EXERCISE:
Please find all lines in the data that hold the string "matplotlib" and copy them.

AVAILABLE DATA:
---
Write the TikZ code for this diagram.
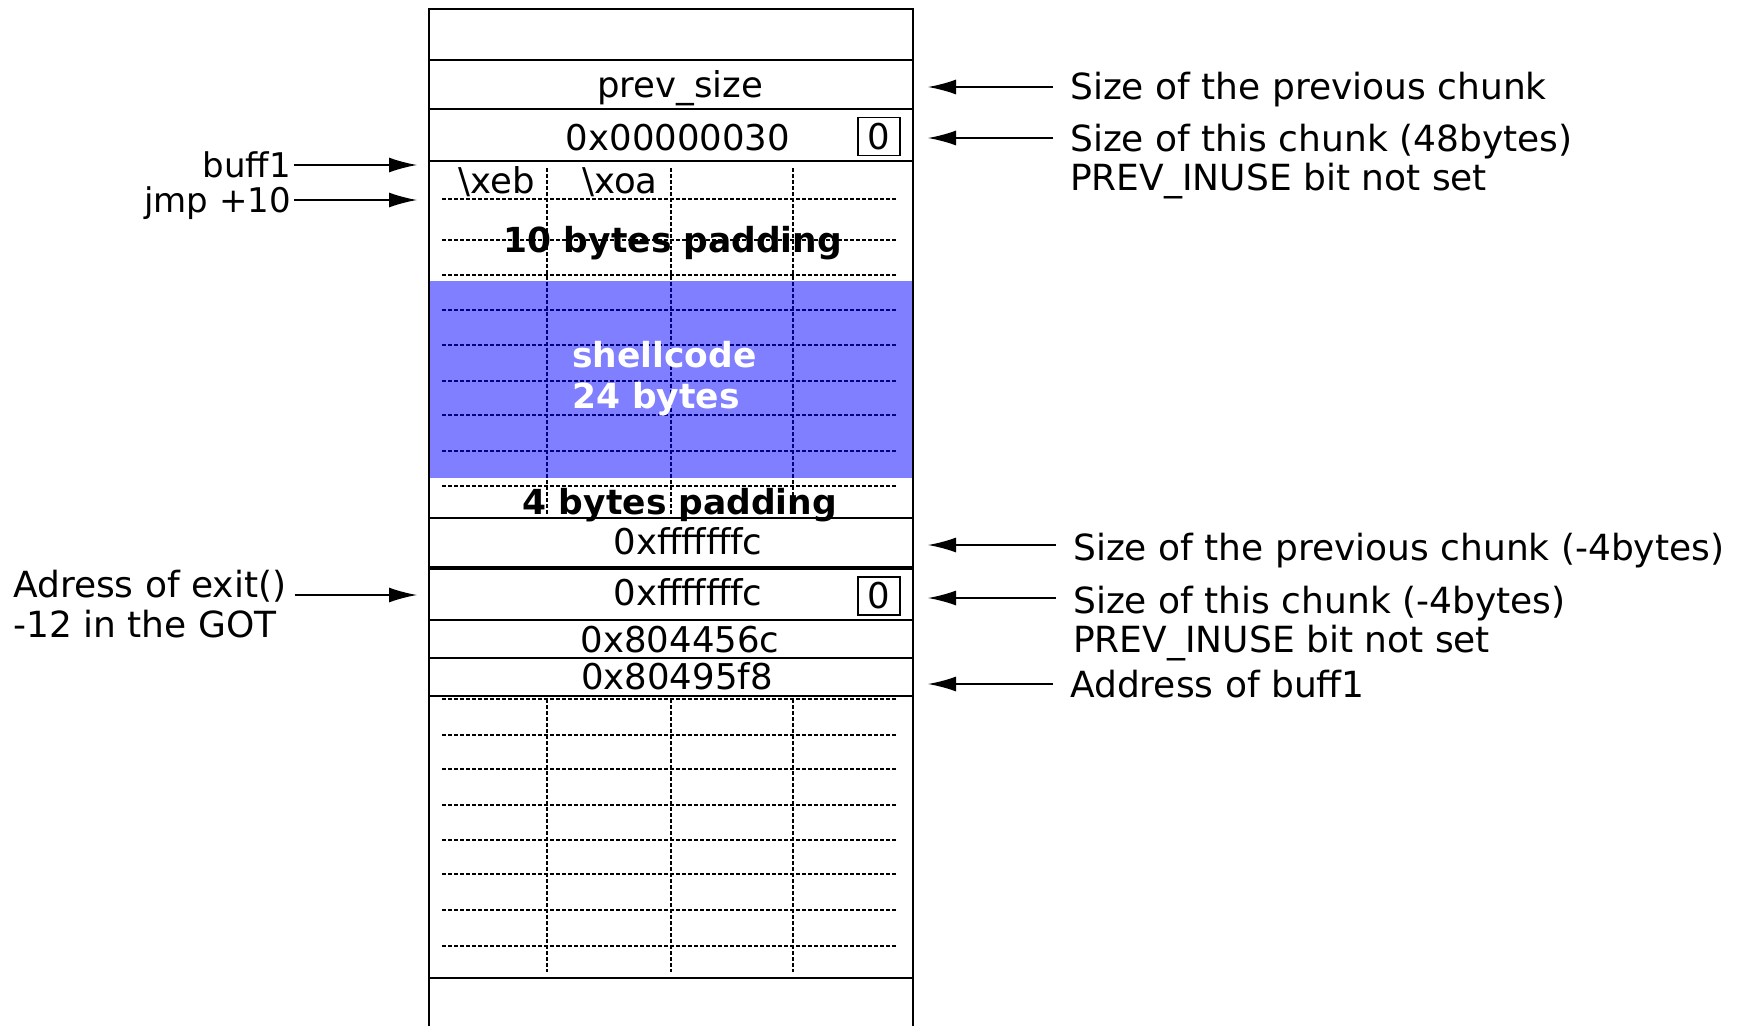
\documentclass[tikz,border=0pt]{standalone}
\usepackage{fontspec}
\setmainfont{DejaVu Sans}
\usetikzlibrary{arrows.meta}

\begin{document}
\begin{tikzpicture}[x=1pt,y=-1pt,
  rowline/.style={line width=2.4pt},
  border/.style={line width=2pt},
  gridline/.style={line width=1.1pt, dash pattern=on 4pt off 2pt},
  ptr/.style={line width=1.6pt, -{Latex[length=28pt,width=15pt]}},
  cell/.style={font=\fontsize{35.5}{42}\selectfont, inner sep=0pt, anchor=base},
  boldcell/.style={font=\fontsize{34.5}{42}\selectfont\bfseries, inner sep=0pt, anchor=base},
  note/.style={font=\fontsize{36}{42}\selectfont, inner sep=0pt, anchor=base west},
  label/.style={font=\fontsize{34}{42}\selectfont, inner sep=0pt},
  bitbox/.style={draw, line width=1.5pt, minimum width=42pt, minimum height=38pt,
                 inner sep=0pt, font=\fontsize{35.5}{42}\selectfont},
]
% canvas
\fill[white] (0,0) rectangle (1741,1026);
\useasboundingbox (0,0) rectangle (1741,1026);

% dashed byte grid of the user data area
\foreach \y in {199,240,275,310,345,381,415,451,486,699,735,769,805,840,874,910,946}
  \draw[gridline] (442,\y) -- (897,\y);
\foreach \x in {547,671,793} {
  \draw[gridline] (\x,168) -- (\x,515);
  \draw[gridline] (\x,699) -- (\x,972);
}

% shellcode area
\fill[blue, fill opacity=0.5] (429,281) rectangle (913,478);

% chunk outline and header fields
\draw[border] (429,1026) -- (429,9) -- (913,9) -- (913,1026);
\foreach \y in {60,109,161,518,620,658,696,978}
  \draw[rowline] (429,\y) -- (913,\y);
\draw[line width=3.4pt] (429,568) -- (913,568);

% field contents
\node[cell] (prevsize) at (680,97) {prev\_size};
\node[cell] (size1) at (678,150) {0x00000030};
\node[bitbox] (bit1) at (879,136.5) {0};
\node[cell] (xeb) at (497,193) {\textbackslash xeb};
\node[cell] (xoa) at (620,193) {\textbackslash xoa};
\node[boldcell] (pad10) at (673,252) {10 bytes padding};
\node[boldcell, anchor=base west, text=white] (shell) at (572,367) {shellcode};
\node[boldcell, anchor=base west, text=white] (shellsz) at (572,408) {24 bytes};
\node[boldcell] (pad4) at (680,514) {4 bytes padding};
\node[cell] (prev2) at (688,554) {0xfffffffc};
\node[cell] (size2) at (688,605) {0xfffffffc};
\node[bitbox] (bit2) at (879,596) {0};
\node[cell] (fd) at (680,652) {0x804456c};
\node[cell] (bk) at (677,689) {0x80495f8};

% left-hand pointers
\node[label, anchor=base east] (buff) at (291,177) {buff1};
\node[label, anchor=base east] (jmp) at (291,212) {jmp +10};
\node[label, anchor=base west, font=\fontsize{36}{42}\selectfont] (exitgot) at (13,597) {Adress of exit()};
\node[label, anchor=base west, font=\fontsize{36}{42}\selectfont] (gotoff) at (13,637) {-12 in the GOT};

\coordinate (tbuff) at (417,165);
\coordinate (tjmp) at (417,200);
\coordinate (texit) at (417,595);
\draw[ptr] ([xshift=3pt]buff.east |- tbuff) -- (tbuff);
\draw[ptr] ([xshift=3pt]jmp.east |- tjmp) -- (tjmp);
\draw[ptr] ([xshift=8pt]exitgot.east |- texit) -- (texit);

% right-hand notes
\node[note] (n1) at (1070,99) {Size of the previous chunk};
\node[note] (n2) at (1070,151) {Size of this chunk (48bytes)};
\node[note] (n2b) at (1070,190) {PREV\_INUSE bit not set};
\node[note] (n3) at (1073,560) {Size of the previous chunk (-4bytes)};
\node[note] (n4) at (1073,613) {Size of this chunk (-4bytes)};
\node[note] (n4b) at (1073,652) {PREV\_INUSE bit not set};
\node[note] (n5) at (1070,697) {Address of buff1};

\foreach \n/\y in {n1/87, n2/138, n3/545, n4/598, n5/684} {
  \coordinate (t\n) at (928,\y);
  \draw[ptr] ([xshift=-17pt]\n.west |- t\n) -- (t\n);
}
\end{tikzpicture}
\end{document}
---
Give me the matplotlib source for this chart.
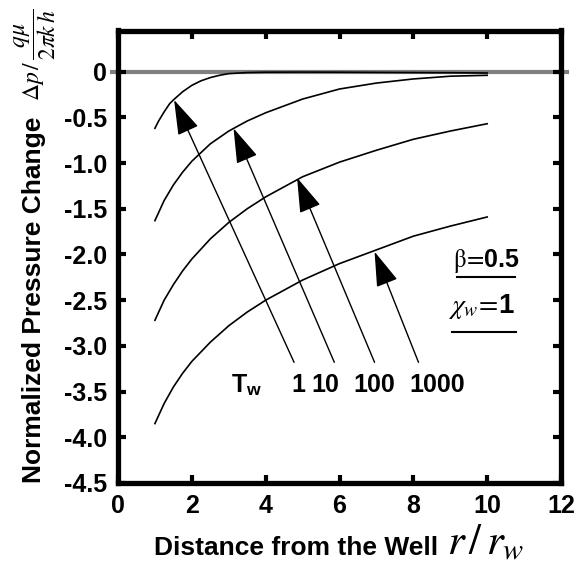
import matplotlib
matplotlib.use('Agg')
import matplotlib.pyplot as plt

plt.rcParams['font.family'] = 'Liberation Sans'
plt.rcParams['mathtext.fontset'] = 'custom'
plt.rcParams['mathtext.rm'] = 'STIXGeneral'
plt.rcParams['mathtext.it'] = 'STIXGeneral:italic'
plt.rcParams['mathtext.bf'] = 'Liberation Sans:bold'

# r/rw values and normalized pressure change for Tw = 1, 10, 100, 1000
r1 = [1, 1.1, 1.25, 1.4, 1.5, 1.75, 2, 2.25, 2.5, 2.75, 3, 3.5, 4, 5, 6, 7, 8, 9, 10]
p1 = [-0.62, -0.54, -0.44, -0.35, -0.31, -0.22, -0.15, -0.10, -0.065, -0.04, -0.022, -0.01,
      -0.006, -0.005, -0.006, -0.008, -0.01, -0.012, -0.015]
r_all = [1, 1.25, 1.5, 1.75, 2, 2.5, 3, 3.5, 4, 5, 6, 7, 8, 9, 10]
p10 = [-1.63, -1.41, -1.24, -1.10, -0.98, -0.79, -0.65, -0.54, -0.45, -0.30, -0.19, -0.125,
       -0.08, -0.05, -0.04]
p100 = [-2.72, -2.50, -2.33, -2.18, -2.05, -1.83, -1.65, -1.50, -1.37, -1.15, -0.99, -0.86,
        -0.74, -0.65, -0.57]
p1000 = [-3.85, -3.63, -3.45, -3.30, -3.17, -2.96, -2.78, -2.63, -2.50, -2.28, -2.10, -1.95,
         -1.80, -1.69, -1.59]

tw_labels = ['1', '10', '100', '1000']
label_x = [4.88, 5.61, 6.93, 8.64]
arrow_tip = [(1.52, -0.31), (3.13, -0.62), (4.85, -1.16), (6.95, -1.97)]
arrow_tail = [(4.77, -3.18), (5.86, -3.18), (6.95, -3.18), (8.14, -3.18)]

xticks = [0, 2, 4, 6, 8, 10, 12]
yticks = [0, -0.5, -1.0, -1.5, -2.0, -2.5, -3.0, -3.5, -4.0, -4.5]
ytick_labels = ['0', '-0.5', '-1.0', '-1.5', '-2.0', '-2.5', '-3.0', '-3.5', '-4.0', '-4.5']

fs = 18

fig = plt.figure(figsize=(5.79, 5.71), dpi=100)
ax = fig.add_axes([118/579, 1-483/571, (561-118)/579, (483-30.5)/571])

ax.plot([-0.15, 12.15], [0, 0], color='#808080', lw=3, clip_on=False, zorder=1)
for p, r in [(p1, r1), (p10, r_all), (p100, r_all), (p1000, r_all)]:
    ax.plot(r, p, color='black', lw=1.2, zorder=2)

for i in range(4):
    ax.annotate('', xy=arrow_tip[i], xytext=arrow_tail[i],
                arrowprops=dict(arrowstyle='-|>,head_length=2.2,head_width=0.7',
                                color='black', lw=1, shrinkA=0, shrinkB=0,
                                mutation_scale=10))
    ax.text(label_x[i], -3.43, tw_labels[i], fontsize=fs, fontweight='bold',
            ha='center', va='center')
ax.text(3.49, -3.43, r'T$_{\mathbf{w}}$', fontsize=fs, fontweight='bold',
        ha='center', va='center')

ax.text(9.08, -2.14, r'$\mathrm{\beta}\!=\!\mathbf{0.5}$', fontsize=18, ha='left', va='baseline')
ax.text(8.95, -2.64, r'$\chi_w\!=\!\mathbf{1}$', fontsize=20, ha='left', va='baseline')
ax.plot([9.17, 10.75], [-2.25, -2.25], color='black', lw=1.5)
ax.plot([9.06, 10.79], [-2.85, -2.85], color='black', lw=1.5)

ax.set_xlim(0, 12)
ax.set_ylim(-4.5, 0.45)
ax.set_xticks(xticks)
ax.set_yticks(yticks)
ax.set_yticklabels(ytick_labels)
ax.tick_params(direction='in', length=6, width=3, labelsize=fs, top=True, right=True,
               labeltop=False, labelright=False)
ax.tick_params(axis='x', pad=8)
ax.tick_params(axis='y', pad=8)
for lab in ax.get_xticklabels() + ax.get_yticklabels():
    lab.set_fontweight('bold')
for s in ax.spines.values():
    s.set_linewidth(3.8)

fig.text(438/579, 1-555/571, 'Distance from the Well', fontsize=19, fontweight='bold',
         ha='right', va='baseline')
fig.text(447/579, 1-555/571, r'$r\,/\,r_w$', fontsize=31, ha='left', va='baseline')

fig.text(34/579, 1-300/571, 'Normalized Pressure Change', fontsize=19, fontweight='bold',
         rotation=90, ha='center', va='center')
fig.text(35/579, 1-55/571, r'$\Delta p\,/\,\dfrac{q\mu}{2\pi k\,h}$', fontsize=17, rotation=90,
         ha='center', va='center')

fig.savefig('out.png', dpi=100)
---
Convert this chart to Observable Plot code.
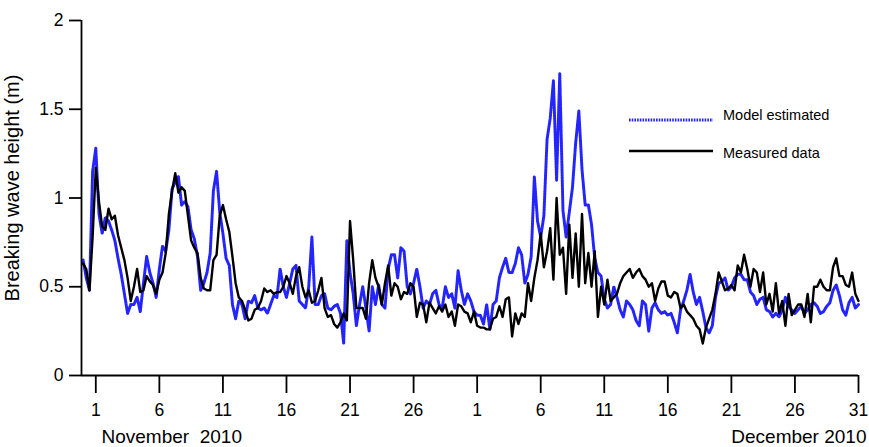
---
SOLUTION TO THIS PROBLEM:
Give me the matplotlib source for this chart.
import matplotlib
matplotlib.use('Agg')
import matplotlib.pyplot as plt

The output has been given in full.